THUNDER BAY – OPINION – There was a news story about an increase in police incidents that had been investigated by the provinces Special Investigations Unit. This is the unit mandated to look at cases involving police where a firearm is used, serious injury to a person took place, or allegations of a sexual assault have been made. The SIU director Joseph Martino was concerned over the timeliness of completing the investigations and the stress the number of cases may be causing for his staff.
I understand, given the false narrative over the past two decades, why people think this agency is needed. My personal experience provides a different perspective. This agency was created to tamp down the political price governments were paying by groups who felt targeted by police. I know the vast majority of police interactions are done professionally.
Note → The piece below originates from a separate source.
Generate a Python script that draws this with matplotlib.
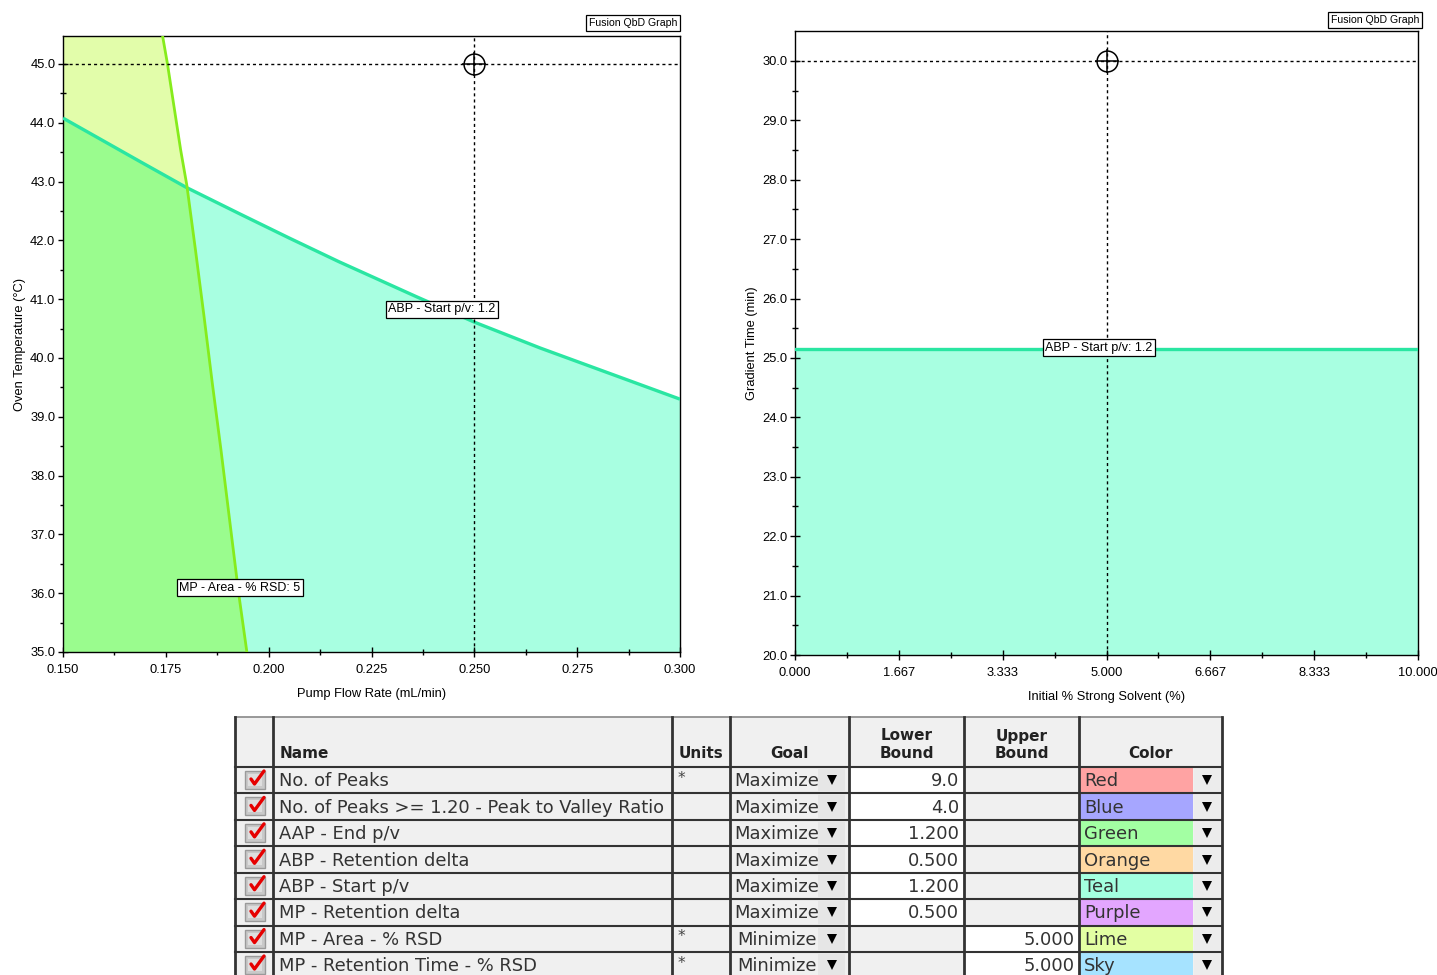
import matplotlib
matplotlib.use("Agg")
import matplotlib.pyplot as plt
import numpy as np
from matplotlib.patches import Rectangle, Polygon
from matplotlib.ticker import FixedLocator, FormatStrFormatter, MultipleLocator

# ---------------- data ----------------
# Left design space: Pump Flow Rate vs Oven Temperature
teal_x = [0.150, 0.169, 0.180, 0.193, 0.205, 0.217, 0.236, 0.250, 0.266, 0.300]
teal_y = [44.08, 43.33, 42.90, 42.45, 42.04, 41.64, 41.04, 40.61, 40.17, 39.30]
lime_y = [35.00, 36.00, 38.44, 39.57, 40.70, 41.84, 42.94, 43.54, 45.00, 45.48]
lime_x = [0.1947, 0.1927, 0.1884, 0.1863, 0.1843, 0.1822, 0.1801, 0.1786, 0.1754, 0.1742]
left_point = (0.250, 45.0)

# Right design space: Initial % Strong Solvent vs Gradient Time
right_teal_y = 25.15
right_point = (5.0, 30.0)

# Results table
row_names = ["No. of Peaks", "No. of Peaks >= 1.20 - Peak to Valley Ratio", "AAP - End p/v",
             "ABP - Retention delta", "ABP - Start p/v", "MP - Retention delta",
             "MP - Area - % RSD", "MP - Retention Time - % RSD"]
row_units = ["*", "", "", "", "", "", "*", "*"]
row_goals = ["Maximize"] * 6 + ["Minimize"] * 2
row_lower = ["9.0", "4.0", "1.200", "0.500", "1.200", "0.500", "", ""]
row_upper = ["", "", "", "", "", "", "5.000", "5.000"]
row_color_names = ["Red", "Blue", "Green", "Orange", "Teal", "Purple", "Lime", "Sky"]
row_color_fills = ["#ffa3a3", "#a6a6ff", "#a3ffa3", "#ffd9a3", "#a3ffe0", "#e3a6ff", "#e3ffa3", "#a6e3ff"]
header_labels = ["", "Name", "Units", "Goal", "Lower\nBound", "Upper\nBound", "Color"]

# ---------------- style ----------------
W, H = 1437, 975
NARROW = ["Liberation Sans Narrow", "Liberation Sans", "DejaVu Sans"]
plt.rcParams["font.family"] = NARROW

C_LIME_FILL = "#e2fdaa"
C_TEAL_FILL = "#a8ffe1"
C_BOTH_FILL = "#9afc8e"
C_LIME_LINE = "#86ec1c"
C_TEAL_LINE = "#2ae6a2"

fig = plt.figure(figsize=(W / 100, H / 100), dpi=100)


def style_axes(ax):
    for s in ax.spines.values():
        s.set_color("black")
        s.set_linewidth(1.0)
    ax.tick_params(which="major", direction="inout", length=7, width=1, labelsize=9.3)
    ax.tick_params(axis="x", which="major", pad=5)
    ax.tick_params(axis="y", which="major", pad=2)
    ax.tick_params(which="minor", direction="inout", length=5, width=1)


def crosshair(ax, pt):
    kw = dict(color="black", lw=1.0, ls=(0, (2.2, 2.2)), zorder=5)
    ax.axvline(pt[0], **kw)
    ax.axhline(pt[1], **kw)
    ax.plot([pt[0]], [pt[1]], marker="o", ms=15, mfc="none", mec="black", mew=1.1, zorder=6)
    ax.plot([pt[0]], [pt[1]], marker="+", ms=17, mec="black", mew=1.1, zorder=6)


def region_label(ax, x, y, text):
    ax.text(x, y, text, ha="center", va="center", fontsize=9, zorder=8,
            bbox=dict(boxstyle="square,pad=0.2", fc="white", ec="black", lw=0.9))


# ---------------- left plot ----------------
axL = fig.add_axes([63 / W, 1 - 652 / H, 617 / W, 616 / H])
x0, x1 = 0.150, 0.300
y0, y1 = 35.0, 45.476
axL.set_xlim(x0, x1)
axL.set_ylim(y0, y1)

teal_poly = Polygon(list(zip(teal_x, teal_y)) + [(x1, y0), (x0, y0)], closed=True,
                    fc=C_TEAL_FILL, ec="none", zorder=1)
axL.add_patch(teal_poly)
lime_pts = list(zip(lime_x, lime_y)) + [(x0, y1), (x0, y0)]
axL.add_patch(Polygon(lime_pts, closed=True, fc=C_LIME_FILL, ec="none", zorder=1))
both = Polygon(lime_pts, closed=True, fc=C_BOTH_FILL, ec="none", zorder=2)
axL.add_patch(both)
both.set_clip_path(teal_poly)

axL.plot(teal_x, teal_y, color=C_TEAL_LINE, lw=2.4, zorder=3, solid_capstyle="butt",
         solid_joinstyle="round")
axL.plot(lime_x, lime_y, color=C_LIME_LINE, lw=2.0, zorder=3, solid_capstyle="butt",
         solid_joinstyle="round")

crosshair(axL, left_point)
region_label(axL, 0.2421, 40.83, "ABP - Start p/v: 1.2")
region_label(axL, 0.1930, 36.09, "MP - Area - % RSD: 5")

axL.xaxis.set_major_locator(MultipleLocator(0.025))
axL.xaxis.set_minor_locator(MultipleLocator(0.0125))
axL.xaxis.set_major_formatter(FormatStrFormatter("%.3f"))
axL.yaxis.set_major_locator(FixedLocator(np.arange(35.0, 45.01, 1.0)))
axL.yaxis.set_minor_locator(FixedLocator(np.arange(35.5, 45.01, 1.0)))
axL.yaxis.set_major_formatter(FormatStrFormatter("%.1f"))
axL.set_xlabel("Pump Flow Rate (mL/min)", fontsize=9.3, labelpad=9)
axL.set_ylabel("Oven Temperature (°C)", fontsize=9.3, labelpad=3)
style_axes(axL)

# ---------------- right plot ----------------
axR = fig.add_axes([795 / W, 1 - 655 / H, 623 / W, 624 / H])
axR.set_xlim(0, 10)
axR.set_ylim(20.0, 30.505)
axR.fill_between([0, 10], [20.0, 20.0], [right_teal_y, right_teal_y], color=C_TEAL_FILL, lw=0, zorder=1)
axR.plot([0, 10], [right_teal_y, right_teal_y], color=C_TEAL_LINE, lw=2.4, zorder=3)
crosshair(axR, right_point)
region_label(axR, 4.88, 25.17, "ABP - Start p/v: 1.2")

axR.xaxis.set_major_locator(FixedLocator([10 * i / 6 for i in range(7)]))
axR.xaxis.set_minor_locator(FixedLocator([10 * (i + 0.5) / 6 for i in range(6)]))
axR.xaxis.set_major_formatter(FormatStrFormatter("%.3f"))
axR.yaxis.set_major_locator(FixedLocator(np.arange(20.0, 30.01, 1.0)))
axR.yaxis.set_minor_locator(FixedLocator(np.arange(20.5, 30.01, 1.0)))
axR.yaxis.set_major_formatter(FormatStrFormatter("%.1f"))
axR.set_xlabel("Initial % Strong Solvent (%)", fontsize=9.3, labelpad=9)
axR.set_ylabel("Gradient Time (min)", fontsize=9.3, labelpad=3)
style_axes(axR)

for cx, cy in [(633, 23), (1375, 20)]:
    fig.text(cx / W, 1 - cy / H, "Fusion QbD Graph", ha="center", va="center", fontsize=7.6,
             bbox=dict(boxstyle="square,pad=0.25", fc="white", ec="black", lw=0.9))

# ---------------- table ----------------
axT = fig.add_axes([0, 0, 1, 1], zorder=-1)
axT.set_xlim(0, W)
axT.set_ylim(H, 0)
axT.axis("off")

TF = ["DejaVu Sans"]
GRAY = "#f0f0f0"
LINE = "#333333"
cols = [235, 273, 672, 730, 849, 964, 1079, 1222]
top, head_bot = 717, 767
row_h = 26.43
n = len(row_names)
row_tops = [head_bot + i * row_h for i in range(n)]
bottom = head_bot + n * row_h

axT.add_patch(Rectangle((cols[0], top), cols[-1] - cols[0], bottom - top, fc=GRAY, ec="none"))

# header
head_centers = [(cols[i] + cols[i + 1]) / 2 for i in range(len(cols) - 1)]
for i, lab in enumerate(header_labels):
    if not lab:
        continue
    if lab == "Name":
        axT.text(cols[1] + 7, 754, lab, ha="left", va="center", fontsize=11, weight="bold",
                 family=TF, color="#222222")
    else:
        axT.text(head_centers[i], 754 if "\n" not in lab else 745, lab, ha="center", va="center",
                 fontsize=11, weight="bold", family=TF, color="#222222", linespacing=1.25)

for r in range(n):
    yt = row_tops[r]
    yc = yt + row_h / 2 + 1
    # checkbox with red tick
    axT.add_patch(Rectangle((245, yt + 4), 20, 18, fc="#c9c9c9", ec="#9a9a9a", lw=1.0))
    axT.add_patch(Rectangle((248, yt + 7), 14, 12, fc="#dedede", ec="none"))
    axT.plot([251, 254.5, 264], [yt + 12, yt + 17, yt + 4], color="#e60000", lw=2.4,
             solid_capstyle="round", solid_joinstyle="round")
    # name / units
    axT.text(cols[1] + 6, yc, row_names[r], ha="left", va="center", fontsize=12.9,
             family=TF, color="#333333")
    if row_units[r]:
        axT.text(cols[2] + 6, yt + 11, row_units[r], ha="left", va="center", fontsize=11,
                 family=TF, color="#444444")
    # goal with drop-down
    axT.add_patch(Rectangle((818, yt + 2), 27, row_h - 4, fc="#e6e6e6", ec="none"))
    axT.plot([832], [yt + row_h / 2], marker="v", ms=7.5, color="black", mew=0)
    axT.text(777, yc, row_goals[r], ha="center", va="center", fontsize=12.9,
             family=TF, color="#333333")
    # bounds
    if row_lower[r]:
        axT.add_patch(Rectangle((cols[4] + 1, yt + 1), cols[5] - cols[4] - 2, row_h - 2,
                                fc="white", ec="none"))
        axT.text(cols[5] - 5, yc, row_lower[r], ha="right", va="center", fontsize=12.9,
                 family=TF, color="#333333")
    if row_upper[r]:
        axT.add_patch(Rectangle((cols[5] + 1, yt + 1), cols[6] - cols[5] - 2, row_h - 2,
                                fc="white", ec="none"))
        axT.text(cols[6] - 4, yc, row_upper[r], ha="right", va="center", fontsize=12.9,
                 family=TF, color="#333333")
    # colour swatch with drop-down
    axT.add_patch(Rectangle((cols[6] + 1, yt + 1), 1193 - cols[6] - 1, row_h - 2,
                            fc=row_color_fills[r], ec="none"))
    axT.add_patch(Rectangle((1194, yt + 2), 26, row_h - 4, fc="#ececec", ec="none"))
    axT.plot([1207], [yt + row_h / 2], marker="v", ms=7.5, color="black", mew=0)
    axT.text(cols[6] + 5, yc, row_color_names[r], ha="left", va="center", fontsize=12.9,
             family=TF, color="#333333")

# grid lines
axT.plot([cols[0], cols[-1]], [top, top], color="#888888", lw=1.2)
for yl in [head_bot] + row_tops[1:]:
    axT.plot([cols[0], cols[-1]], [yl, yl], color=LINE, lw=1.5)
for xc in cols:
    axT.plot([xc, xc], [top, bottom], color=LINE, lw=2.0)

fig.savefig("out.png", dpi=100, facecolor="white")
I along with others view this organization as just one more anchor around police that prevents them from doing their core function, protecting the citizens of this province.
Two specific cases come to mind, where investigators from the SIU provided misleading/inaccurate/false statements to judges to get charges laid against our officers. Investigators who had never been an officer failed to ask the one critical question that would have exonerated our officers. Without getting into specifics, there was an officer accused of acting in a specific fashion that led to him being charged.
Yet there was another officer who witnessed the entire matter. The SIU investigators did not ask that officer if the officer under investigation took that “alleged action”. They also did not advise the judge that the suspect RECANTED his accusations.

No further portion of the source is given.